Celery Root & Beet Salad

chioggia beets bunched

Use chioggia beets in your salads for their cheery red-and-white-striped flair.

6 medium beets (2 1/4 lb with greens), trimmed, leaving 1 inch of stems attached
1 (1 lb) celery root (sometimes called celeriac)
2 tablespoons plus 2 teaspoons fresh lemon juice, additional to taste
2 tablespoons minced shallot
1/4 cup olive oil
3/4 teaspoon salt
1/2 cup chopped walnuts (2 ounces), toasted and cooled

Put oven rack in middle position and preheat oven to 425°F.
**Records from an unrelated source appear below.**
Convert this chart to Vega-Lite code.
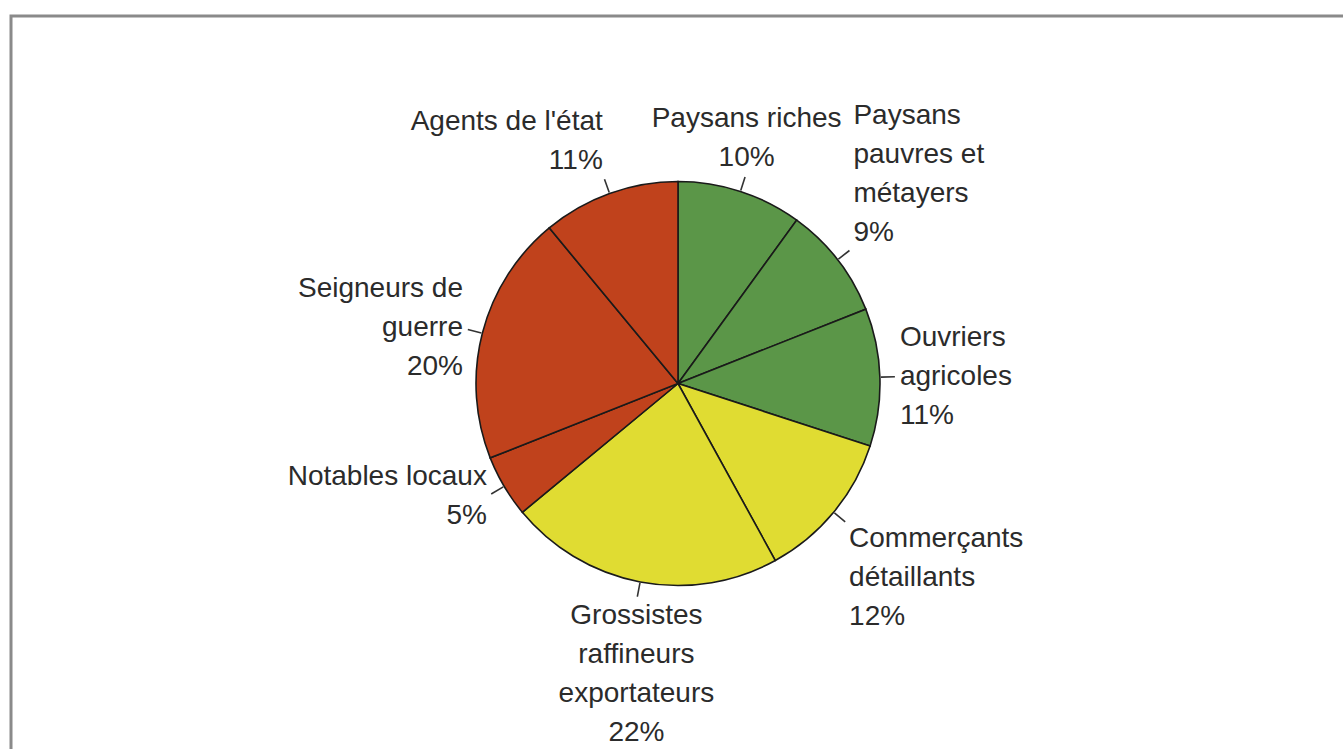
{
  "$schema": "https://vega.github.io/schema/vega-lite/v6.json",
  "width": 1343,
  "height": 749,
  "autosize": {"type": "fit", "contains": "padding"},
  "padding": {"left": 11, "top": 16, "right": -2, "bottom": -2},
  "background": "white",
  "view": {"stroke": "#8a8a8a", "strokeWidth": 3},
  "config": {"view": {"stroke": "#8a8a8a", "strokeWidth": 3}},
  "data": {
    "values": [
      {"rang": 1, "categorie": "Paysans riches", "secteur": "agriculture", "part": 10, "etiquette": "Paysans riches\n10%"},
      {"rang": 2, "categorie": "Paysans pauvres et métayers", "secteur": "agriculture", "part": 9, "etiquette": "Paysans\npauvres et\nmétayers\n9%"},
      {"rang": 3, "categorie": "Ouvriers agricoles", "secteur": "agriculture", "part": 11, "etiquette": "Ouvriers\nagricoles\n11%"},
      {"rang": 4, "categorie": "Commerçants détaillants", "secteur": "commerce", "part": 12, "etiquette": "Commerçants\ndétaillants\n12%"},
      {"rang": 5, "categorie": "Grossistes raffineurs exportateurs", "secteur": "commerce", "part": 22, "etiquette": "Grossistes\nraffineurs\nexportateurs\n22%"},
      {"rang": 6, "categorie": "Notables locaux", "secteur": "pouvoir", "part": 5, "etiquette": "Notables locaux\n5%"},
      {"rang": 7, "categorie": "Seigneurs de guerre", "secteur": "pouvoir", "part": 20, "etiquette": "Seigneurs de\nguerre\n20%"},
      {"rang": 8, "categorie": "Agents de l'état", "secteur": "pouvoir", "part": 11, "etiquette": "Agents de l'état\n11%"}
    ]
  },
  "encoding": {
    "theta": {"field": "part", "type": "quantitative", "stack": true},
    "order": {"field": "rang", "type": "quantitative"}
  },
  "layer": [
    {
      "mark": {"type": "arc", "outerRadius": 202, "stroke": "#1a1a1a", "strokeWidth": 1.6},
      "encoding": {
        "color": {
          "field": "secteur",
          "type": "nominal",
          "scale": {"domain": ["agriculture", "commerce", "pouvoir"], "range": ["#5b9648", "#e0dc32", "#c0421c"]},
          "legend": null
        }
      }
    },
    {
      "mark": {"type": "arc", "outerRadius": 217, "innerRadius": 203, "padAngle": 3, "filled": false, "stroke": "#333333", "strokeWidth": 1.6},
      "encoding": {}
    },
    {
      "mark": {
        "type": "text",
        "radius": 222,
        "font": "Liberation Sans",
        "fontSize": 28,
        "lineHeight": 39,
        "lineBreak": "\n",
        "color": "#2b2b2b",
        "align": {"expr": "(datum.part_start + datum.part_end) / 2 < 7.5 || abs((datum.part_start + datum.part_end) / 2 - 50) < 5 ? 'center' : ((datum.part_start + datum.part_end) / 2 < 50 ? 'left' : 'right')"},
        "baseline": {"expr": "abs((datum.part_start + datum.part_end) / 2 - 50) > 35 ? 'bottom' : (abs((datum.part_start + datum.part_end) / 2 - 50) < 15 ? 'top' : 'middle')"},
        "dy": {"expr": "(abs((datum.part_start + datum.part_end) / 2 - 50) > 35 ? -1 : (abs((datum.part_start + datum.part_end) / 2 - 50) < 15 ? 0 : -0.5)) * (length(split(datum.etiquette, '\\n')) - 1) * 39"}
      },
      "encoding": {"text": {"field": "etiquette", "type": "nominal"}}
    }
  ]
}
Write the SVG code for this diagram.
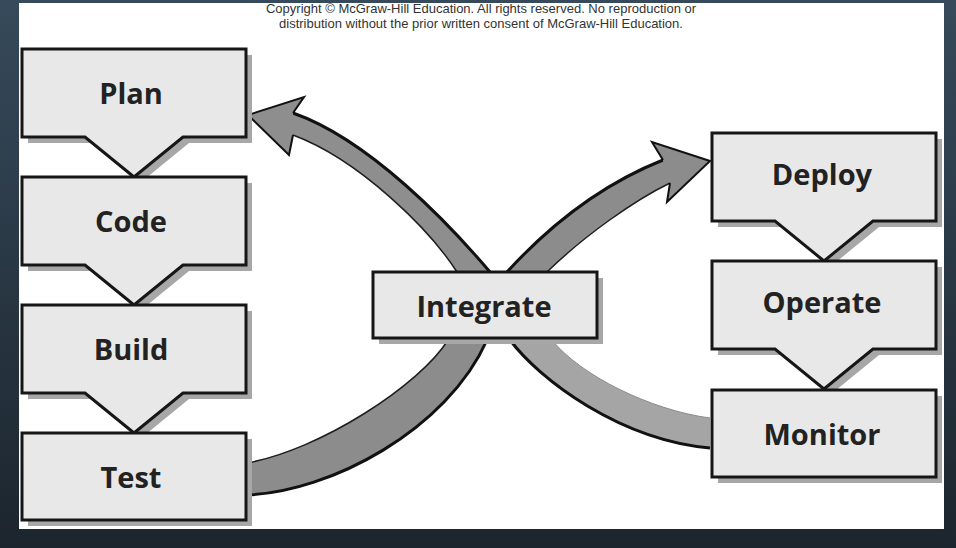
<svg xmlns="http://www.w3.org/2000/svg" width="956" height="548" viewBox="0 0 956 548">
  <defs>
    <linearGradient id="bg" x1="0" y1="0" x2="0" y2="1">
      <stop offset="0" stop-color="#364a5b"/>
      <stop offset="1" stop-color="#1c252d"/>
    </linearGradient>
    <path id="pent" d="M0,0 H224 V88 H161 L112,128 L63,88 H0 Z"/>
    <path id="rectb" d="M0,0 H224 V87 H0 Z"/>
    <style>
      .shadow { fill: #a7a7a7; }
      .box { fill: #e8e8e8; stroke: #161616; stroke-width: 3; stroke-linejoin: miter; }
      .lbl { font-family: "Open Sans", "Liberation Sans", Arial, sans-serif; font-weight: 700; font-size: 29px; fill: #222222; text-anchor: middle; }
      .copy { font-family: "Liberation Sans", Arial, sans-serif; font-size: 13px; fill: #333333; text-anchor: middle; }
      .shaft { stroke: none; }
      .edgeThick { fill: none; stroke: #111111; stroke-width: 3; stroke-linejoin: round; }
      .edgeThin { fill: none; stroke: #1e1e1e; stroke-width: 1.5; stroke-linejoin: round; }
      .head { stroke: #111111; stroke-width: 2; stroke-linejoin: miter; }
    </style>
  </defs>

  <rect x="0" y="0" width="956" height="548" fill="url(#bg)"/>
  <rect x="19" y="3" width="925" height="526" fill="#ffffff"/>

  <g id="copyright">
    <text class="copy" x="481" y="12.5">Copyright © McGraw-Hill Education. All rights reserved. No reproduction or</text>
    <text class="copy" x="481" y="28">distribution without the prior written consent of McGraw-Hill Education.</text>
  </g>

  <g id="connectors">
    <!-- Arrow A: Test to Deploy -->
    <g id="arrow-test-deploy">
      <path class="shaft" fill="#8c8c8c" d="M247,463 C320,450 420,385 448,340 L507,272 C550,225 600,185 663,160 L652,142 L710,161 L667,202 L670,183 C635,200 585,235 547,272 L487,340 C447,430 330,492 247,495 Z"/>
      <path class="edgeThin" d="M247,463 C320,450 420,385 448,340 L507,272"/>
      <path class="edgeThick" d="M507,272 C550,225 600,185 663,160"/>
      <path class="edgeThin" d="M670,183 C635,200 585,235 547,272"/>
      <path class="edgeThick" d="M487,340 C447,430 330,492 247,495"/>
      <path class="head" fill="#8c8c8c" d="M663,160 L652,142 L710,161 L667,202 L670,183"/>
    </g>
    <!-- Arrow B: Monitor to Plan -->
    <g id="arrow-monitor-plan">
      <path class="shaft" fill="#a5a5a5" d="M710,418 C650,410 580,375 552,340 L500,290 L467,290 L510,340 C540,380 620,440 710,448 Z"/>
      <path class="shaft" fill="#8e8e8e" d="M510,340 L457,272 C430,230 360,160 293,135 L289,155 L248,115 L304,97 L293,113 C370,140 450,225 490,272 L552,340 Z"/>
      <path fill="none" stroke="#8a8a8a" stroke-width="1" d="M710,418 C650,410 580,375 552,340"/>
      <path class="edgeThick" d="M710,448 C620,440 540,380 510,340"/>
      <path class="edgeThin" d="M457,272 C430,230 360,160 293,135"/>
      <path class="edgeThick" d="M293,113 C370,140 450,225 490,272"/>
      <path class="head" fill="#8e8e8e" d="M293,135 L289,155 L248,115 L304,97 L293,113"/>
    </g>
  </g>

  <g id="plan">
    <use href="#pent" class="shadow" x="28" y="55"/>
    <use href="#pent" class="box" x="22" y="49"/>
    <text class="lbl" x="131" y="104">Plan</text>
  </g>
  <g id="code">
    <use href="#pent" class="shadow" x="28" y="183"/>
    <use href="#pent" class="box" x="22" y="177"/>
    <text class="lbl" x="131" y="232">Code</text>
  </g>
  <g id="build">
    <use href="#pent" class="shadow" x="28" y="311"/>
    <use href="#pent" class="box" x="22" y="305"/>
    <text class="lbl" x="131" y="360">Build</text>
  </g>
  <g id="test">
    <use href="#rectb" class="shadow" x="28" y="439"/>
    <use href="#rectb" class="box" x="22" y="433"/>
    <text class="lbl" x="131" y="488">Test</text>
  </g>

  <g id="deploy">
    <use href="#pent" class="shadow" x="718" y="139"/>
    <use href="#pent" class="box" x="712" y="133"/>
    <text class="lbl" x="822" y="185">Deploy</text>
  </g>
  <g id="operate">
    <use href="#pent" class="shadow" x="718" y="267"/>
    <use href="#pent" class="box" x="712" y="261"/>
    <text class="lbl" x="822" y="313">Operate</text>
  </g>
  <g id="monitor">
    <use href="#rectb" class="shadow" x="718" y="396"/>
    <use href="#rectb" class="box" x="712" y="390"/>
    <text class="lbl" x="822" y="445">Monitor</text>
  </g>

  <g id="integrate">
    <rect class="shadow" x="379" y="278" width="224" height="66"/>
    <rect class="box" x="373" y="272" width="224" height="66"/>
    <text class="lbl" x="484" y="317">Integrate</text>
  </g>
</svg>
Wrap beets tightly in foil to make 2 packages (3 beets in each) and roast until tender, about 1 1/4 hours.

While beets roast, peel celery root with a sharp knife and cut into 1/8-inch-thick matchsticks. Whisk together lemon juice, shallot, oil, salt, and pepper to taste in a large bowl until combined well, then add celery root and toss until coated. Keep at room temperature, covered, until ready to add beets.

Carefully unwrap beets and, when just cool enough to handle, slip off skins and remove stems. Cut beets into 1/8-inch-thick matchsticks and toss with celery root.

Let salad stand, covered, at room temperature 1 hour. Taste salad and season with more lemon juice and salt if necessary, then toss with walnuts.